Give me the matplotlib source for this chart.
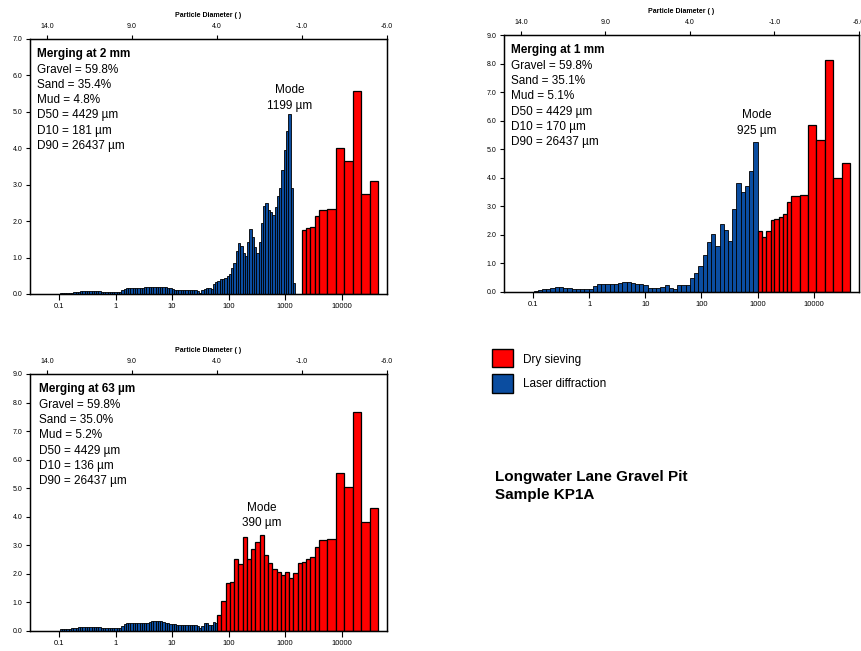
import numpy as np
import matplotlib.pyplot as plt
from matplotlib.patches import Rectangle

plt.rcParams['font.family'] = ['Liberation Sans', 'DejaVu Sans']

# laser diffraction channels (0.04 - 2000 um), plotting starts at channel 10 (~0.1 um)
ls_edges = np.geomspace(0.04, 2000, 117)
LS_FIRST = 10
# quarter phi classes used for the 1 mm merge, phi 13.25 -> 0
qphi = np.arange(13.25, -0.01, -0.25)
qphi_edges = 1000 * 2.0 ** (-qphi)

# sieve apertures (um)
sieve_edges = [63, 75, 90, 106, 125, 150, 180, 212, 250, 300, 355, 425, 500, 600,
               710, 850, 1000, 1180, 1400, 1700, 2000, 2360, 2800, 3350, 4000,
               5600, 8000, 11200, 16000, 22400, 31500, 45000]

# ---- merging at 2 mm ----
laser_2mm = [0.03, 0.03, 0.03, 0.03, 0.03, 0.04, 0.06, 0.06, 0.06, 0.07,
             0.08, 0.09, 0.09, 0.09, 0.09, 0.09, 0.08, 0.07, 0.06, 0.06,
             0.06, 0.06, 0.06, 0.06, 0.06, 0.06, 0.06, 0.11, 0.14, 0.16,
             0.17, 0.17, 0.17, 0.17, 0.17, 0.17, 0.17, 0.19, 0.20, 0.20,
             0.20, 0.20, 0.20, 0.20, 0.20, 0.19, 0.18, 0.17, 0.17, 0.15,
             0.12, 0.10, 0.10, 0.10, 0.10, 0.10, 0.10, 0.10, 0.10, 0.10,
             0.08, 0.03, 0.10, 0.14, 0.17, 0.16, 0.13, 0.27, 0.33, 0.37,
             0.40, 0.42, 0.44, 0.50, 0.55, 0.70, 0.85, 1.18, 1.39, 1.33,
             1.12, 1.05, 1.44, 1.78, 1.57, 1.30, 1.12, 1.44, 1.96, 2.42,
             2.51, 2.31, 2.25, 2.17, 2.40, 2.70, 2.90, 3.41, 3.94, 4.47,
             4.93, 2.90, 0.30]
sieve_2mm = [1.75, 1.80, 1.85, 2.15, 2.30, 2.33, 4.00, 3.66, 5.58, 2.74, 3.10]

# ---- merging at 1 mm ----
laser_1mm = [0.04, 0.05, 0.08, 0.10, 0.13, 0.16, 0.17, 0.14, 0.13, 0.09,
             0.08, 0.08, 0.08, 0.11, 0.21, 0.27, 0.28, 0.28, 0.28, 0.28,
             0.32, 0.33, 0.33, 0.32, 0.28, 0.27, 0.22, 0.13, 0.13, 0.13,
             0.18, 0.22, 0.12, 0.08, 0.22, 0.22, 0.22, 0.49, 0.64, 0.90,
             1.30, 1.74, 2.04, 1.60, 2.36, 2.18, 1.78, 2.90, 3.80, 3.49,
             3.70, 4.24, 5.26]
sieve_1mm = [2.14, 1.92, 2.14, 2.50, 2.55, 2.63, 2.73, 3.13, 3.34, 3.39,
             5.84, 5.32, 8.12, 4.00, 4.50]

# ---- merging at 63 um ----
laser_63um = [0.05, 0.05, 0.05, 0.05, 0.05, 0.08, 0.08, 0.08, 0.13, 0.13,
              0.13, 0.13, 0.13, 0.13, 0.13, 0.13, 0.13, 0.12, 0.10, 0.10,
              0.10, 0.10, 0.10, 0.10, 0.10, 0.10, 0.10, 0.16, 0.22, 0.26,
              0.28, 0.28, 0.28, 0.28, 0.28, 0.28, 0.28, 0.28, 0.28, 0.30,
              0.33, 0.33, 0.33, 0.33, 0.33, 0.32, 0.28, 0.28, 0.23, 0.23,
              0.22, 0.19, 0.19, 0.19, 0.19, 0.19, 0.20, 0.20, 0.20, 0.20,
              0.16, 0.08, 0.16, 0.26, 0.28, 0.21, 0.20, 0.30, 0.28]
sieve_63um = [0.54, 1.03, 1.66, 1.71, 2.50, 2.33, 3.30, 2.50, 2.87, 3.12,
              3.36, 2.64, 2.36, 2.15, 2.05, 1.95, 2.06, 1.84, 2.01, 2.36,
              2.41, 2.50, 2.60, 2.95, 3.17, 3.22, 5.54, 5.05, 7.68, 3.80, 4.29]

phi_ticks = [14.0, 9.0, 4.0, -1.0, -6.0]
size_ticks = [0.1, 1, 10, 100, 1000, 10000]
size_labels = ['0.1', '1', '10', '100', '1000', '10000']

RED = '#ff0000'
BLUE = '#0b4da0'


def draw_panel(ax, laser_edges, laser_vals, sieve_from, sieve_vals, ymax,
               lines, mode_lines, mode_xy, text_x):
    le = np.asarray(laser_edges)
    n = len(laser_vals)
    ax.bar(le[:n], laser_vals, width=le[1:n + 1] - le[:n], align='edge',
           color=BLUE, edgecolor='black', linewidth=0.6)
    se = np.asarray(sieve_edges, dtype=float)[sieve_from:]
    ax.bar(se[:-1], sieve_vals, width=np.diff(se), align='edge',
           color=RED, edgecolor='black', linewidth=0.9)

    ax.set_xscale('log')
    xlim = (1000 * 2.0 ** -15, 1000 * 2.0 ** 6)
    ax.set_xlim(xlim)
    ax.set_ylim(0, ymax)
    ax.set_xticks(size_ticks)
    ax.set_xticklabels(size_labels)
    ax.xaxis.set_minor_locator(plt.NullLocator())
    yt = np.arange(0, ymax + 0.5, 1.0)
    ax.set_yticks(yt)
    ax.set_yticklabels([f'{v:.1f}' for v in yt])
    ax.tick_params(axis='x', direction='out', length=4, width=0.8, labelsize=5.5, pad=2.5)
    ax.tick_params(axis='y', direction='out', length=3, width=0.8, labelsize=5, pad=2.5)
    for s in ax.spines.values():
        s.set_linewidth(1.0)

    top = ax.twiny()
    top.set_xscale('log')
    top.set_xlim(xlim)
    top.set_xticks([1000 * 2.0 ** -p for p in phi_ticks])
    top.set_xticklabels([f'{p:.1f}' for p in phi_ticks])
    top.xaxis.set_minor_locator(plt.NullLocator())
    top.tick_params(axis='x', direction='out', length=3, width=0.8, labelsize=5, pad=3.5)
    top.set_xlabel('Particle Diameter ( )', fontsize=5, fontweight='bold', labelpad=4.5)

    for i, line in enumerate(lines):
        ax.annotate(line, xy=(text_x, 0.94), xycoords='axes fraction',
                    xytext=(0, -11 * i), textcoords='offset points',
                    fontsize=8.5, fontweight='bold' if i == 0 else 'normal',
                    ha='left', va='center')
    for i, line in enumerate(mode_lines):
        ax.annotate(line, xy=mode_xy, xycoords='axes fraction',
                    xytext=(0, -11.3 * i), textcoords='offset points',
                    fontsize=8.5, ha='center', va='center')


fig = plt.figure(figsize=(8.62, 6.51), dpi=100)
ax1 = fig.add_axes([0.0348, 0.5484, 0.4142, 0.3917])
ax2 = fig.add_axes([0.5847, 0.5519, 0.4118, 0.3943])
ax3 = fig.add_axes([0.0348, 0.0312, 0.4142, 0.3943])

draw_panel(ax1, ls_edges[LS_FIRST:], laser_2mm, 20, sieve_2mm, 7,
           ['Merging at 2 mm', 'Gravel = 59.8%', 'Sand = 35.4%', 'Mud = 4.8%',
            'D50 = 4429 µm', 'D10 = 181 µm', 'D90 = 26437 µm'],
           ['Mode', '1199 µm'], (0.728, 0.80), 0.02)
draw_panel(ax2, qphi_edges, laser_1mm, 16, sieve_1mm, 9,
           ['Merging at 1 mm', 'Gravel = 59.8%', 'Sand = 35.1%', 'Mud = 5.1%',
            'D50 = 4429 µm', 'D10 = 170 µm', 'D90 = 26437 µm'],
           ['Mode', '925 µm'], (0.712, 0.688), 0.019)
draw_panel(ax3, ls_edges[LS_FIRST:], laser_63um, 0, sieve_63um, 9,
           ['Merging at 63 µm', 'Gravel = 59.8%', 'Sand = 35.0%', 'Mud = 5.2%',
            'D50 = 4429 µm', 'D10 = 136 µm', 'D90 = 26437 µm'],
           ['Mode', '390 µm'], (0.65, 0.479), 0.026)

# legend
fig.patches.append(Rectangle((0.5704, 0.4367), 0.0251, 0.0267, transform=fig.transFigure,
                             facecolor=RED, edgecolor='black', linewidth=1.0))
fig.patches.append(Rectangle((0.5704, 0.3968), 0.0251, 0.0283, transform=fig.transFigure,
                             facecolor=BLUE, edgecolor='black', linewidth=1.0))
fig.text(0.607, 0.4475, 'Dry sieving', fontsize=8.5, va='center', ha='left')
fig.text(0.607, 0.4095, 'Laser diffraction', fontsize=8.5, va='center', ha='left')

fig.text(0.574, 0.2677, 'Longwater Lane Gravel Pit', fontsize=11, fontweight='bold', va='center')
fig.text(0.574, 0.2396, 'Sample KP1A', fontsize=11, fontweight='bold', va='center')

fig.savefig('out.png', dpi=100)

• • • •

# [Stated problem]
From the top of the listing above, repeat each line exactly until you reach the line containing "5.58, 2.74, 3.10]", and repeat that one too. Leave the pictures out.

# [Result of this exercise]
Give me the matplotlib source for this chart.
import numpy as np
import matplotlib.pyplot as plt
from matplotlib.patches import Rectangle

plt.rcParams['font.family'] = ['Liberation Sans', 'DejaVu Sans']

# laser diffraction channels (0.04 - 2000 um), plotting starts at channel 10 (~0.1 um)
ls_edges = np.geomspace(0.04, 2000, 117)
LS_FIRST = 10
# quarter phi classes used for the 1 mm merge, phi 13.25 -> 0
qphi = np.arange(13.25, -0.01, -0.25)
qphi_edges = 1000 * 2.0 ** (-qphi)

# sieve apertures (um)
sieve_edges = [63, 75, 90, 106, 125, 150, 180, 212, 250, 300, 355, 425, 500, 600,
               710, 850, 1000, 1180, 1400, 1700, 2000, 2360, 2800, 3350, 4000,
               5600, 8000, 11200, 16000, 22400, 31500, 45000]

# ---- merging at 2 mm ----
laser_2mm = [0.03, 0.03, 0.03, 0.03, 0.03, 0.04, 0.06, 0.06, 0.06, 0.07,
             0.08, 0.09, 0.09, 0.09, 0.09, 0.09, 0.08, 0.07, 0.06, 0.06,
             0.06, 0.06, 0.06, 0.06, 0.06, 0.06, 0.06, 0.11, 0.14, 0.16,
             0.17, 0.17, 0.17, 0.17, 0.17, 0.17, 0.17, 0.19, 0.20, 0.20,
             0.20, 0.20, 0.20, 0.20, 0.20, 0.19, 0.18, 0.17, 0.17, 0.15,
             0.12, 0.10, 0.10, 0.10, 0.10, 0.10, 0.10, 0.10, 0.10, 0.10,
             0.08, 0.03, 0.10, 0.14, 0.17, 0.16, 0.13, 0.27, 0.33, 0.37,
             0.40, 0.42, 0.44, 0.50, 0.55, 0.70, 0.85, 1.18, 1.39, 1.33,
             1.12, 1.05, 1.44, 1.78, 1.57, 1.30, 1.12, 1.44, 1.96, 2.42,
             2.51, 2.31, 2.25, 2.17, 2.40, 2.70, 2.90, 3.41, 3.94, 4.47,
             4.93, 2.90, 0.30]
sieve_2mm = [1.75, 1.80, 1.85, 2.15, 2.30, 2.33, 4.00, 3.66, 5.58, 2.74, 3.10]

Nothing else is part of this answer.